# [GOAL OF THE EXERCISE]
Output all the data exactly. Pictures do not belong in the copy.

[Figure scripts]
----------------

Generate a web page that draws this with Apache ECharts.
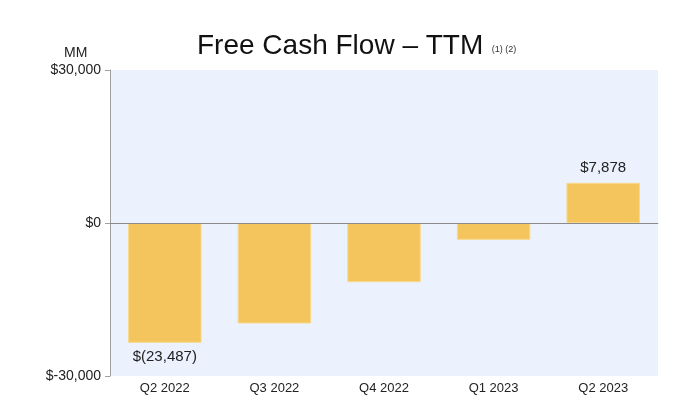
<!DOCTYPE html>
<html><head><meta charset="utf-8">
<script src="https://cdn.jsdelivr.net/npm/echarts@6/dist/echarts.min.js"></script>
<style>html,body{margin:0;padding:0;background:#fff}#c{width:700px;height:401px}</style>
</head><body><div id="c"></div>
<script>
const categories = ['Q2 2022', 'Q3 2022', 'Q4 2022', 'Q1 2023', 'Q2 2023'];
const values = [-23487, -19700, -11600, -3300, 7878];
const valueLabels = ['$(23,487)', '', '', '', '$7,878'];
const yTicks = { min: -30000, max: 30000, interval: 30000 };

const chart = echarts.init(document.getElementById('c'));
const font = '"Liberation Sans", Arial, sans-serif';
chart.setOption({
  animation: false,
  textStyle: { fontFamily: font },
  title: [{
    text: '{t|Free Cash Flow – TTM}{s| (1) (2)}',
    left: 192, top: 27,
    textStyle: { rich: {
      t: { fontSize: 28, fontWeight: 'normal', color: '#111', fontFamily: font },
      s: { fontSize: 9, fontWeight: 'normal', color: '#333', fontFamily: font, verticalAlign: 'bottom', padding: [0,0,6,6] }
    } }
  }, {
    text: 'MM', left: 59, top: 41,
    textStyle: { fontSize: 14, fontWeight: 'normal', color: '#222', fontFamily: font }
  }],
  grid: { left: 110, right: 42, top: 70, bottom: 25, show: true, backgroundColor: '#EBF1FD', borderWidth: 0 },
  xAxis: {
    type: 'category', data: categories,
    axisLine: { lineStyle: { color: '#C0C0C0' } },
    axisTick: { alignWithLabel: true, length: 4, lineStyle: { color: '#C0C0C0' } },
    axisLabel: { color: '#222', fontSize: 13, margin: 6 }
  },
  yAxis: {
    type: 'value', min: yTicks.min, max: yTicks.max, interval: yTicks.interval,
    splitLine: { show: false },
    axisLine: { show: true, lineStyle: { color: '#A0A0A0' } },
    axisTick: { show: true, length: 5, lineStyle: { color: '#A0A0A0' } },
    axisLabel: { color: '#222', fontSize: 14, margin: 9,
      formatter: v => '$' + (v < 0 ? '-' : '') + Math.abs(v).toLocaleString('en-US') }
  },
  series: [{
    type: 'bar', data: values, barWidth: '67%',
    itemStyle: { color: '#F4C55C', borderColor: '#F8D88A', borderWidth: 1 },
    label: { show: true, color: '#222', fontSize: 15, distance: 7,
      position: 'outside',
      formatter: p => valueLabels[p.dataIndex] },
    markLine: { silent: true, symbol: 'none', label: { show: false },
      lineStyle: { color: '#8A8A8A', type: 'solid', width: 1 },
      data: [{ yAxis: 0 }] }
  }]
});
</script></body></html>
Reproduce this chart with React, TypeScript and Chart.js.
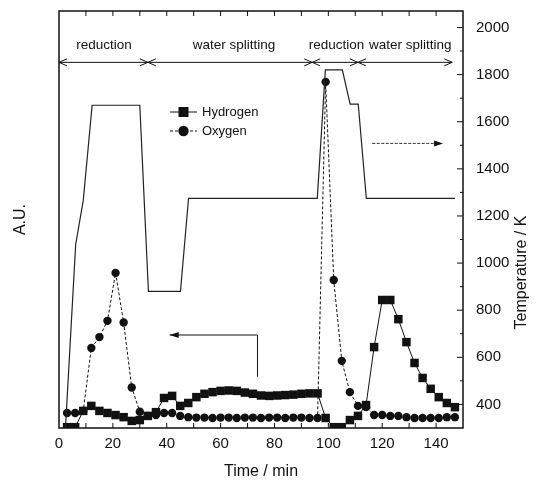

----------------

# [FULL SOLUTION]
Generate a web page that draws this with Apache ECharts.
<!DOCTYPE html>
<html><head><meta charset="utf-8">
<script src="https://cdn.jsdelivr.net/npm/echarts@6/dist/echarts.min.js"></script>
<style>html,body{margin:0;padding:0;background:#fff}#c{width:700px;height:401px}</style>
</head><body><div id="c"></div>
<script>
const categories = ['Q2 2022', 'Q3 2022', 'Q4 2022', 'Q1 2023', 'Q2 2023'];
const values = [-23487, -19700, -11600, -3300, 7878];
const valueLabels = ['$(23,487)', '', '', '', '$7,878'];
const yTicks = { min: -30000, max: 30000, interval: 30000 };

const chart = echarts.init(document.getElementById('c'));
const font = '"Liberation Sans", Arial, sans-serif';
chart.setOption({
  animation: false,
  textStyle: { fontFamily: font },
  title: [{
    text: '{t|Free Cash Flow – TTM}{s| (1) (2)}',
    left: 192, top: 27,
    textStyle: { rich: {
      t: { fontSize: 28, fontWeight: 'normal', color: '#111', fontFamily: font },
      s: { fontSize: 9, fontWeight: 'normal', color: '#333', fontFamily: font, verticalAlign: 'bottom', padding: [0,0,6,6] }
    } }
  }, {
    text: 'MM', left: 59, top: 41,
    textStyle: { fontSize: 14, fontWeight: 'normal', color: '#222', fontFamily: font }
  }],
  grid: { left: 110, right: 42, top: 70, bottom: 25, show: true, backgroundColor: '#EBF1FD', borderWidth: 0 },
  xAxis: {
    type: 'category', data: categories,
    axisLine: { lineStyle: { color: '#C0C0C0' } },
    axisTick: { alignWithLabel: true, length: 4, lineStyle: { color: '#C0C0C0' } },
    axisLabel: { color: '#222', fontSize: 13, margin: 6 }
  },
  yAxis: {
    type: 'value', min: yTicks.min, max: yTicks.max, interval: yTicks.interval,
    splitLine: { show: false },
    axisLine: { show: true, lineStyle: { color: '#A0A0A0' } },
    axisTick: { show: true, length: 5, lineStyle: { color: '#A0A0A0' } },
    axisLabel: { color: '#222', fontSize: 14, margin: 9,
      formatter: v => '$' + (v < 0 ? '-' : '') + Math.abs(v).toLocaleString('en-US') }
  },
  series: [{
    type: 'bar', data: values, barWidth: '67%',
    itemStyle: { color: '#F4C55C', borderColor: '#F8D88A', borderWidth: 1 },
    label: { show: true, color: '#222', fontSize: 15, distance: 7,
      position: 'outside',
      formatter: p => valueLabels[p.dataIndex] },
    markLine: { silent: true, symbol: 'none', label: { show: false },
      lineStyle: { color: '#8A8A8A', type: 'solid', width: 1 },
      data: [{ yAxis: 0 }] }
  }]
});
</script></body></html>
Reproduce this chart with React, TypeScript and Chart.js.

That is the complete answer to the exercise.